◆ GOAL OF THE EXERCISE ◆
Starting with the first line of the data below, copy each line up to and including the one containing "const RED = '#f03c3c', NAVY". Pictures stay out.

◆ SOURCE EXCERPT ◆
%%
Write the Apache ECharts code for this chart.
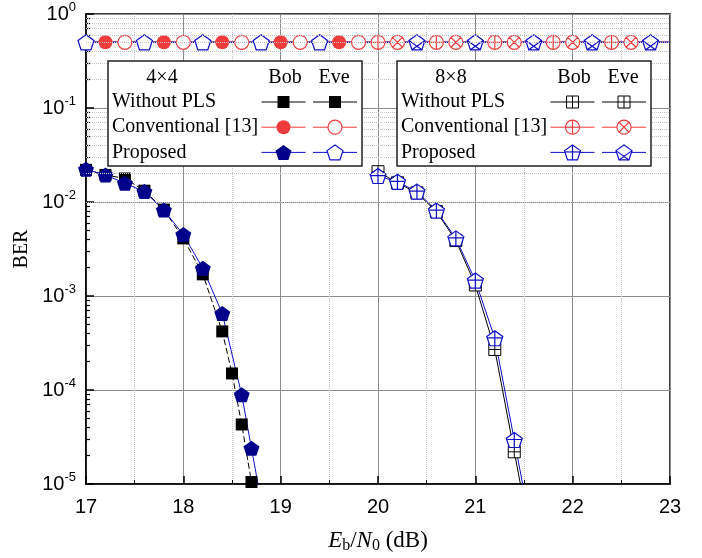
<!DOCTYPE html>
<html lang="en">
<head>
<meta charset="UTF-8">
<title>BER vs Eb/N0</title>
<script src="https://cdn.jsdelivr.net/npm/echarts@6/dist/echarts.min.js"></script>
<style>html,body{margin:0;padding:0;background:#fff}</style>
</head>
<body>
<div id="chart" style="width:702px;height:558px;"></div>
<script>
// 4x4, Bob
const snr4NoPls = [17, 17.2, 17.4, 17.6, 17.8, 18.0, 18.2, 18.4, 18.5, 18.6, 18.7];
const ber4NoPls = [0.022, 0.0194, 0.0178, 0.0132, 0.0083, 0.0041, 0.0017, 4.2e-4, 1.5e-4, 4.3e-5, 1.05e-5];
const snr4Prop = [17, 17.2, 17.4, 17.6, 17.8, 18.0, 18.2, 18.4, 18.6, 18.7, 18.8];
const ber4Prop = [0.0223, 0.0194, 0.0158, 0.0129, 0.0082, 0.0045, 0.00197, 6.5e-4, 8.9e-5, 2.4e-5, 6.5e-6];
// 8x8, Bob
const snr8 = [20.0, 20.2, 20.4, 20.6, 20.8, 21.0, 21.2, 21.4, 21.6];
const ber8NoPls = [0.021, 0.016, 0.0125, 0.0079, 0.0039, 0.00131, 2.7e-4, 2.2e-5, 1.8e-6];
const ber8Prop = [0.0189, 0.0164, 0.0129, 0.0081, 0.0041, 0.00146, 3.55e-4, 2.94e-5, 2.4e-6];
// curves stuck at 0.5: line over whole range, markers every 0.6 dB
const berFlat = 0.5;
const flatSpan = [17, 23];
const snrConv4Bob = [17.2, 17.8, 18.4, 19.0, 19.6];
const snrConv4Eve = [17.4, 18.0, 18.6, 19.2, 19.8];
const snrProp4Eve = [17.0, 17.6, 18.2, 18.8, 19.4];
const snrConv8Bob = [20.0, 20.6, 21.2, 21.8, 22.4];
const snrConv8Eve = [20.2, 20.8, 21.4, 22.0, 22.6];
const snrProp8Eve = [20.4, 21.0, 21.6, 22.2, 22.8];

const yMin = 1e-5, yMax = 1;
const yMinor = [];
for (let d = -5; d < 0; d++) for (let m = 2; m <= 9; m++) yMinor.push(+(m * Math.pow(10, d)).toPrecision(3));

const RED = '#f03c3c', NAVY = '#00008b', BLUE = '#1010c8';

// marker outlines in unit coords
const PENT_PTS = [[0, -1], [0.951, -0.309], [0.588, 0.809], [-0.588, 0.809], [-0.951, -0.309]];
const BASE = {
  sq: {bbox: [-1, -1, 1, 1], path: 'M-1,-1 L1,-1 L1,1 L-1,1 Z'},
  circ: {bbox: [-1, -1, 1, 1], path: 'M-1,0 A1,1 0 1,1 1,0 A1,1 0 1,1 -1,0 Z'},
  pent: {bbox: [-0.951, -1, 0.951, 0.809], path: 'M' + PENT_PTS.map(p => p.join(',')).join(' L') + ' Z'}
};
const PLUS = [[0, -1, 0, 1], [-1, 0, 1, 0]];
const CROSS = [[-0.707, -0.707, 0.707, 0.707], [0.707, -0.707, -0.707, 0.707]];
const PENT_PLUS = [[0, -1, 0, 0.809], [-0.9, -0.15, 0.9, -0.15]];
const PENT_X = [[-0.951, -0.309, 0.588, 0.809], [0.951, -0.309, -0.588, 0.809]];

function mk(kind, lines, w, h, fill, stroke, lw) {
  const path = BASE[kind].path + lines.map(l => ' M' + l[0] + ',' + l[1] + ' L' + l[2] + ',' + l[3]).join('');
  return {kind, lines, size: [w, h], fill, stroke, lw, path};
}
const M = {
  sqFill:   mk('sq', [], 12, 12, '#000', '#000', 0),
  sqPlus:   mk('sq', PLUS, 12, 12, '#fff', '#000', 1),
  circFill: mk('circ', [], 14, 14, RED, RED, 0),
  circOpen: mk('circ', [], 14, 14, '#fff', RED, 1.2),
  circPlus: mk('circ', PLUS, 14, 14, '#fff', RED, 1.2),
  circX:    mk('circ', CROSS, 14, 14, '#fff', RED, 1.2),
  pentFill: mk('pent', [], 16, 15, NAVY, NAVY, 0),
  pentOpen: mk('pent', [], 16, 15, '#fff', BLUE, 1.2),
  pentPlus: mk('pent', PENT_PLUS, 16, 15, '#fff', BLUE, 1.2),
  pentX:    mk('pent', PENT_X, 16, 15, '#fff', BLUE, 1.2)
};

function curve(xs, ys, m, lineColor, dashed) {
  return {
    type: 'line', clip: true, animation: false, silent: true,
    data: xs.map((x, i) => ys[i] < yMin ? {value: [x, ys[i]], symbol: 'none'} : [x, ys[i]]),
    symbol: 'path://' + m.path, symbolSize: m.size,
    itemStyle: {color: m.fill, borderColor: m.stroke, borderWidth: m.lw},
    lineStyle: {color: lineColor, width: 1, type: dashed ? [6, 3] : 'solid'}
  };
}
function flat(xs, m, lineColor) {
  const data = [{value: [flatSpan[0], berFlat], symbol: 'none'}]
    .concat(xs.map(x => [x, berFlat]))
    .concat([{value: [flatSpan[1], berFlat], symbol: 'none'}]);
  return {
    type: 'line', animation: false, silent: true, data: data,
    symbol: 'path://' + m.path, symbolSize: m.size,
    itemStyle: {color: m.fill, borderColor: m.stroke, borderWidth: m.lw},
    lineStyle: {color: lineColor, width: 1}
  };
}

// legend boxes drawn as graphics
const legendRows = ['Without PLS', 'Conventional [13]', 'Proposed'];
const legendBoxes = [
  {left: 108, title: '4\u00d74', bob: [M.sqFill, M.circFill, M.pentFill], eve: [M.sqFill, M.circOpen, M.pentOpen]},
  {left: 397, title: '8\u00d78', bob: [M.sqPlus, M.circPlus, M.pentPlus], eve: [M.sqPlus, M.circX, M.pentX]}
];
const rowColors = ['#000', RED, BLUE];
const SERIF = '"Liberation Serif", "Times New Roman", serif';
const SANS = '"Liberation Sans", Arial, sans-serif';

function txt(text, x, y, align) {
  return {type: 'text', x: x, y: y, z: 101,
    style: {text: text, fill: '#000', font: '20px ' + SERIF, align: align, verticalAlign: 'middle',
      textAlign: align, textVerticalAlign: 'middle'}};
}
function marker(m, cx, cy) {
  const b = BASE[m.kind].bbox;
  const sx = m.size[0] / (b[2] - b[0]), sy = m.size[1] / (b[3] - b[1]);
  const ox = (b[0] + b[2]) / 2, oy = (b[1] + b[3]) / 2;
  const X = u => cx + (u - ox) * sx, Y = v => cy + (v - oy) * sy;
  const style = {fill: m.fill, stroke: m.lw ? m.stroke : null, lineWidth: m.lw};
  const out = [];
  if (m.kind === 'sq') out.push({type: 'rect', z: 102, shape: {x: X(-1), y: Y(-1), width: m.size[0], height: m.size[1]}, style});
  if (m.kind === 'circ') out.push({type: 'circle', z: 102, shape: {cx: cx, cy: cy, r: m.size[0] / 2}, style});
  if (m.kind === 'pent') out.push({type: 'polygon', z: 102, shape: {points: PENT_PTS.map(p => [X(p[0]), Y(p[1])])}, style});
  m.lines.forEach(l => out.push({type: 'line', z: 103,
    shape: {x1: X(l[0]), y1: Y(l[1]), x2: X(l[2]), y2: Y(l[3])}, style: {stroke: m.stroke, lineWidth: m.lw}}));
  return out;
}
const graphics = [];
legendBoxes.forEach(b => {
  const L = b.left, top = 61;
  graphics.push({type: 'rect', z: 100, shape: {x: L, y: top, width: 254, height: 105},
    style: {fill: '#fff', stroke: '#222', lineWidth: 1.5}});
  graphics.push(txt(b.title, L + 54, 78, 'center'));
  graphics.push(txt('Bob', L + 177, 78, 'center'));
  graphics.push(txt('Eve', L + 226, 78, 'center'));
  legendRows.forEach((r, i) => {
    const y = 102 + i * 25.2;
    graphics.push(txt(r, L + 4, y, 'left'));
    [[L + 175.5, b.bob[i]], [L + 227, b.eve[i]]].forEach(([cx, m]) => {
      graphics.push({type: 'line', z: 101, shape: {x1: cx - 22, y1: y, x2: cx + 22, y2: y},
        style: {stroke: rowColors[i], lineWidth: 1}});
      marker(m, cx, y).forEach(g => graphics.push(g));
    });
  });
});

const chart = echarts.init(document.getElementById('chart'));
chart.setOption({
  animation: false,
  backgroundColor: '#fff',
  grid: {left: 86, right: 32, top: 14, bottom: 74, show: true, borderColor: '#000', borderWidth: 1.5,
    containLabel: false, outerBoundsMode: 'none'},
  xAxis: {
    type: 'value', min: 17, max: 23, interval: 1,
    axisLine: {onZero: false, lineStyle: {color: '#000', width: 1.5}},
    axisTick: {inside: true, length: 8, lineStyle: {color: '#000', width: 1.5}},
    minorTick: {show: true, splitNumber: 2, length: 4, lineStyle: {color: '#000', width: 1}},
    axisLabel: {fontSize: 20, fontFamily: SANS, color: '#000', margin: 13},
    splitLine: {show: true, lineStyle: {color: '#8c8c8c', width: 1}},
    minorSplitLine: {show: true, lineStyle: {color: '#c4c4c4', width: 1, type: 'dotted'}},
    name: '{i|E}{sb|b}{r|/}{i|N}{sb|0}{r| (dB)}',
    nameLocation: 'middle', nameGap: 44,
    nameTextStyle: {fontFamily: SERIF, fontSize: 23, color: '#000', rich: {
      i: {fontFamily: SERIF, fontSize: 23, fontStyle: 'italic', color: '#000'},
      sb: {fontFamily: SERIF, fontSize: 16, color: '#000', padding: [10, 0, 0, 0]},
      r: {fontFamily: SERIF, fontSize: 23, color: '#000'}
    }}
  },
  yAxis: [{
    type: 'log', logBase: 10, min: yMin, max: yMax,
    axisLine: {show: true, lineStyle: {color: '#000', width: 1.5}},
    axisTick: {show: true, inside: true, length: 8, lineStyle: {color: '#000', width: 1.5}},
    axisLabel: {
      margin: 10, color: '#000',
      formatter: v => '{b|10}{s|' + Math.round(Math.log10(v)) + '}',
      rich: {
        b: {fontSize: 20, fontFamily: SANS, color: '#000'},
        s: {fontSize: 13, fontFamily: SANS, color: '#000', padding: [0, 0, 13, 0]}
      }
    },
    splitLine: {show: true, lineStyle: {color: '#8c8c8c', width: 1}},
    name: 'BER', nameLocation: 'middle', nameGap: 53, nameRotate: 90,
    nameTextStyle: {fontFamily: SERIF, fontSize: 20, color: '#000'}
  }, {
    type: 'log', logBase: 10, min: yMin, max: yMax, position: 'left',
    axisLine: {show: false}, axisLabel: {show: false}, splitLine: {show: false},
    axisTick: {show: true, inside: true, length: 4, customValues: yMinor, lineStyle: {color: '#000', width: 1.2}}
  }],
  series: [
    {type: 'line', data: [], silent: true, z: 1,
      markLine: {silent: true, symbol: 'none', animation: false, label: {show: false},
        lineStyle: {type: 'dotted', color: '#c4c4c4', width: 1},
        data: yMinor.map(v => ({yAxis: v}))}},
    flat(snrConv4Bob, M.circFill, RED),
    flat(snrConv4Eve, M.circOpen, RED),
    flat(snrConv8Bob, M.circPlus, RED),
    flat(snrConv8Eve, M.circX, RED),
    flat(snrProp4Eve, M.pentOpen, BLUE),
    flat(snrProp8Eve, M.pentX, BLUE),
    curve(snr4NoPls, ber4NoPls, M.sqFill, '#000', true),
    curve(snr4Prop, ber4Prop, M.pentFill, BLUE, false),
    curve(snr8, ber8NoPls, M.sqPlus, '#000', false),
    curve(snr8, ber8Prop, M.pentPlus, BLUE, false)
  ],
  graphic: graphics
});
</script>
</body>
</html>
%%
◆ OUTPUT FOR THIS TASK ◆
Write the Apache ECharts code for this chart.
<!DOCTYPE html>
<html lang="en">
<head>
<meta charset="UTF-8">
<title>BER vs Eb/N0</title>
<script src="https://cdn.jsdelivr.net/npm/echarts@6/dist/echarts.min.js"></script>
<style>html,body{margin:0;padding:0;background:#fff}</style>
</head>
<body>
<div id="chart" style="width:702px;height:558px;"></div>
<script>
// 4x4, Bob
const snr4NoPls = [17, 17.2, 17.4, 17.6, 17.8, 18.0, 18.2, 18.4, 18.5, 18.6, 18.7];
const ber4NoPls = [0.022, 0.0194, 0.0178, 0.0132, 0.0083, 0.0041, 0.0017, 4.2e-4, 1.5e-4, 4.3e-5, 1.05e-5];
const snr4Prop = [17, 17.2, 17.4, 17.6, 17.8, 18.0, 18.2, 18.4, 18.6, 18.7, 18.8];
const ber4Prop = [0.0223, 0.0194, 0.0158, 0.0129, 0.0082, 0.0045, 0.00197, 6.5e-4, 8.9e-5, 2.4e-5, 6.5e-6];
// 8x8, Bob
const snr8 = [20.0, 20.2, 20.4, 20.6, 20.8, 21.0, 21.2, 21.4, 21.6];
const ber8NoPls = [0.021, 0.016, 0.0125, 0.0079, 0.0039, 0.00131, 2.7e-4, 2.2e-5, 1.8e-6];
const ber8Prop = [0.0189, 0.0164, 0.0129, 0.0081, 0.0041, 0.00146, 3.55e-4, 2.94e-5, 2.4e-6];
// curves stuck at 0.5: line over whole range, markers every 0.6 dB
const berFlat = 0.5;
const flatSpan = [17, 23];
const snrConv4Bob = [17.2, 17.8, 18.4, 19.0, 19.6];
const snrConv4Eve = [17.4, 18.0, 18.6, 19.2, 19.8];
const snrProp4Eve = [17.0, 17.6, 18.2, 18.8, 19.4];
const snrConv8Bob = [20.0, 20.6, 21.2, 21.8, 22.4];
const snrConv8Eve = [20.2, 20.8, 21.4, 22.0, 22.6];
const snrProp8Eve = [20.4, 21.0, 21.6, 22.2, 22.8];

const yMin = 1e-5, yMax = 1;
const yMinor = [];
for (let d = -5; d < 0; d++) for (let m = 2; m <= 9; m++) yMinor.push(+(m * Math.pow(10, d)).toPrecision(3));

const RED = '#f03c3c', NAVY = '#00008b', BLUE = '#1010c8';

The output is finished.